To increase our collective output as a community, a governance vote introduced an incentivisation mechanism for community contribution, tipping, and other small projects using our unique bCRED token (but may change in the future as required). These tokens are stewarded by active community members — “guardians’’ — who are free to allocate these funds to tip people for proactive work. Current guardians are @Son of Ishtar and @0xdev0, although anyone can propose the tip for anyone else. For more details see Proposal #15.

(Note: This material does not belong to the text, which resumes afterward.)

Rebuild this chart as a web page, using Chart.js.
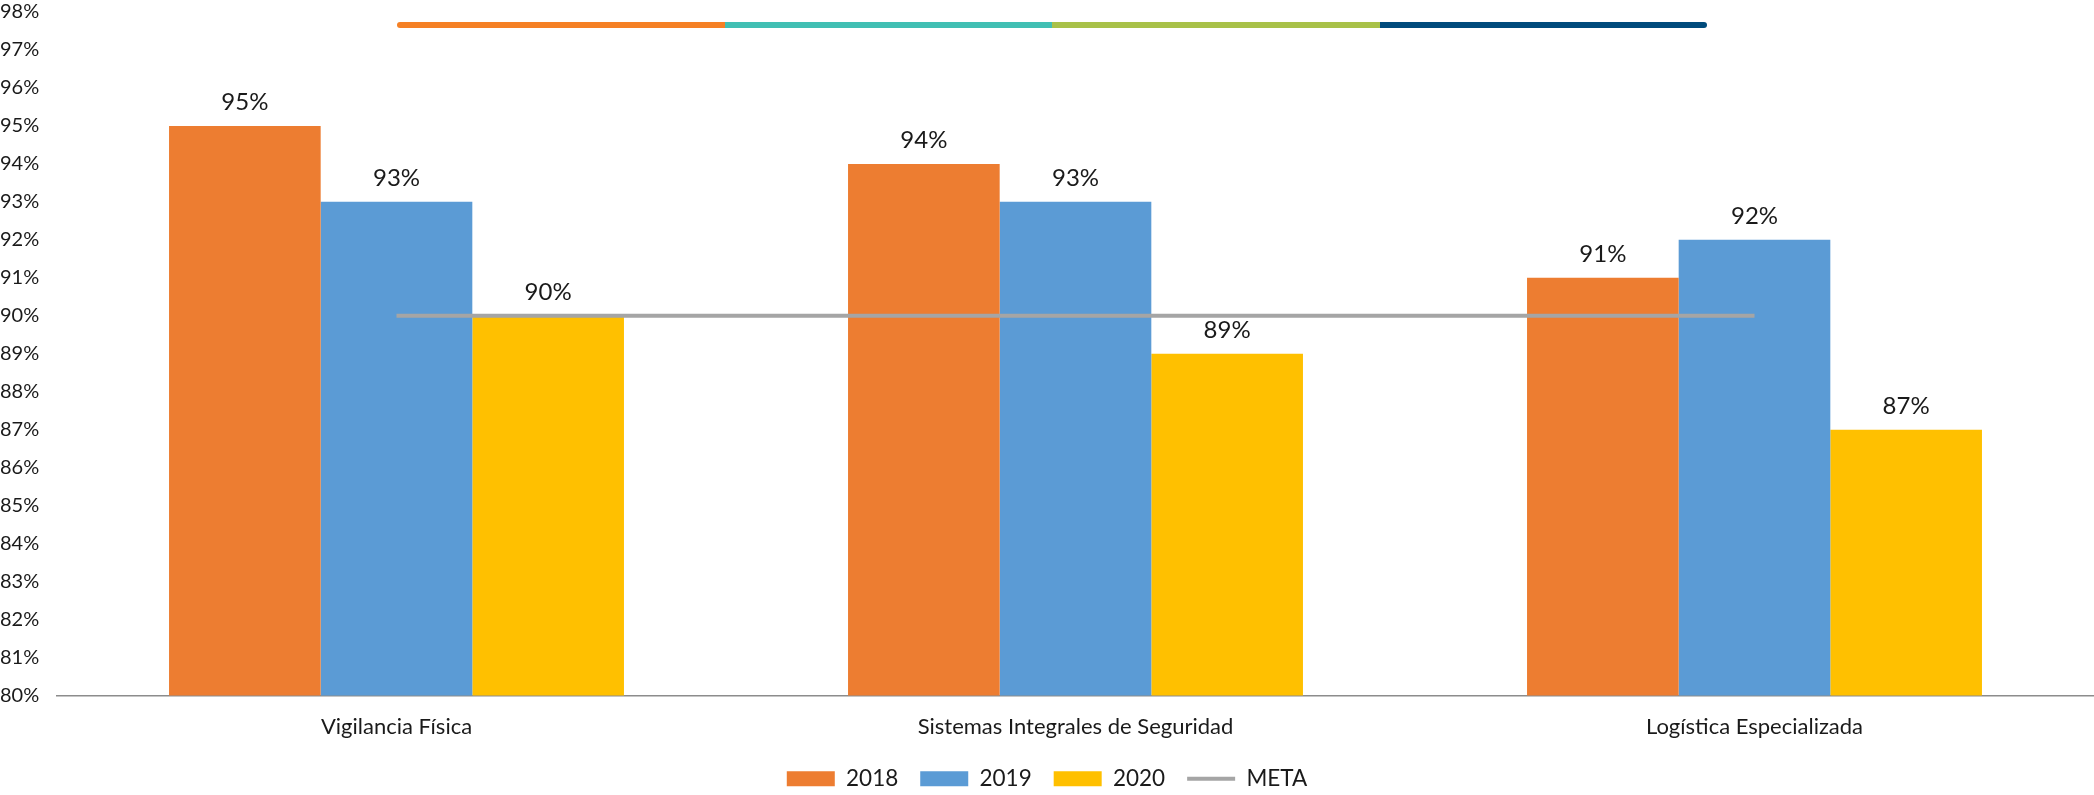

Hence, Guardians are defined as members of the DAO who are entrusted with a community budget for tipping other members for performing various small tasks.

PRODUCT SUITE & ROADMAP

  • Metric Exchange - is a DEX aggregator that allows for limit orders trading for any ERC-20 token via 0x relayer. Development continues with the product owner SHA_2048 and inputs from vfat. Live at metric.exchange.
  • Basis Gold - a synthetic, algorythmically-adjusted token pegged to the price of gold (sXAU) with elastic supply. Live at https://basis.gold/.
  • Updown Finance - binary options for volatility trading instrument (alpha is live at updown.finance).
  • Vortex - a lending & borrowing platform, which will target the long tail of assets that are currently not served by the existing DeFi money markets. Aiming to launch by March’2021.

The other immediate focus right now will be to make good use of our newly available funding and hire several product managers for other projects.

Please note that nothing is here set in stone. Just like any other start-up, we’ll keep experimenting, learning, and evolving. What’s listed here is just our current trajectory but it might change at any point.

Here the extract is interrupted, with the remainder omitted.